Christopher Painter, who served as the State Department’s cyber coordinator under both the Obama and Trump administrations, compared the idea to a “big tent group” when told about the Ukrainian proposal. He noted that likening it to the United Nations while not including every country “doesn’t really fit.”
“Whether that should be some formal group is subject to debate as it could be more agile and flexible, if informal,” Painter said. “But I agree that increased cooperation and collective response is absolutely needed, given the threat, and though we haven’t been great at that in the past, the invasion of Ukraine has spurred unprecedented collective engagement and cooperation by a number of countries.”
The idea of a “Cyber United Nations” is one that comes out of a regime that has faced a myriad of cyberattacks linked to Russia in the past year.
A report put together jointly by the SSSCIP and the Economic Security Council of Ukraine — provided first to POLITICO — details the extent to which Russia has launched cyberattacks on Ukrainian critical infrastructure in tandem with physical attacks.
Examples include a massive cyberattack against Ukrainian government and banking websites the week of the Russian invasion last February; a March cyberattack on Ukrainian television stations the same day a missile was launched against a Kyiv TV station; and a cyberattack on the website of Lviv’s city hall the same day the city was shelled in May.

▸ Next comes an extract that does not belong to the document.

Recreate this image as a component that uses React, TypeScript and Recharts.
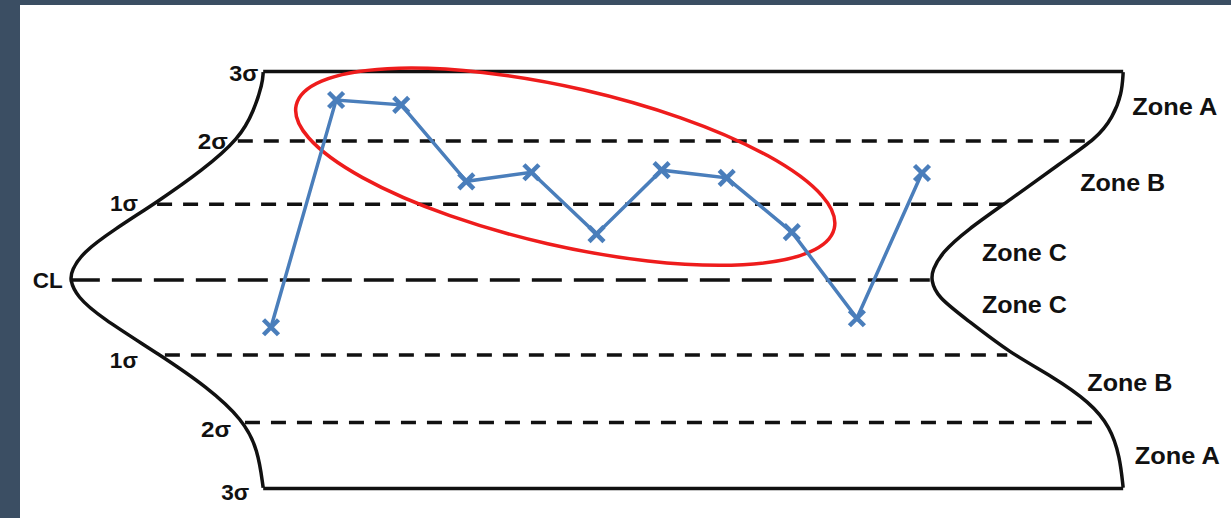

Many of the cyberattacks appear to be carried out in retaliation for moves against Russia by Ukraine and its allies. For example, the systems of both the Polish Senate and the European Parliament in October and November, respectively, were attacked after votes to declare Russia a state sponsor of terrorism. In August, a “potent” cyberattack was aimed at the website of Ukraine’s nuclear energy agency the same day it published information on potential nuclear radiation stemming from the Russian occupation of the Zaporizhzhia Nuclear Power Plant.
As a result of these and other experiences, the report pushes for not only the creation of the “Cyber United Nations,” but also for the world to designate cyberattacks that take down critical civilian services as war crimes, due to the suffering they can cause. In addition, the Ukrainian government wants to change the legal definition of aggression, first defined by the United Nations in 1974, to include the use of cyber weapons.
“Together with our partners, we now have to redefine the techniques, the new methods of war because now the cyber defense element is included in any kind of war activities,” Shchyhol said.
In addition, as previously reported by POLITICO, Ukrainian authorities are collecting evidence of cyberattacks carried out against critical systems by Russian hackers in order to present them to the International Criminal Court in the Hague as part of a wider investigation into Russian war crimes. According to Shchyhol, this includes names of individual hackers and cybercriminal groups.
International criminal norms need to change in order to convict them, he said.
“Cyberattacks pose an imminent danger, and real danger,” Shchyhol said. “Our academics, our legalists, together with their colleagues, are trying to actually make the evidence collected in cyberspace material and admissible and important in some way.”
Even as Ukraine works to change international norms around cyber aggression, the attacks are intensifying. Ukraine’s Computer Emergency Response Team tracked more than 2,000 cyberattacks aimed at Ukrainian organizations in 2022, the majority of which targeted civilian services.
This pace is not likely to not slow down as the conflict drags on and Russia becomes more desperate for progress.
“We can say one thing for sure, for certain, that we won’t have fewer attacks this year,” Shchyhol said. “We have to think about the targets of such attacks, most probably they will remain facilities of critical infrastructure most important for life in the country.”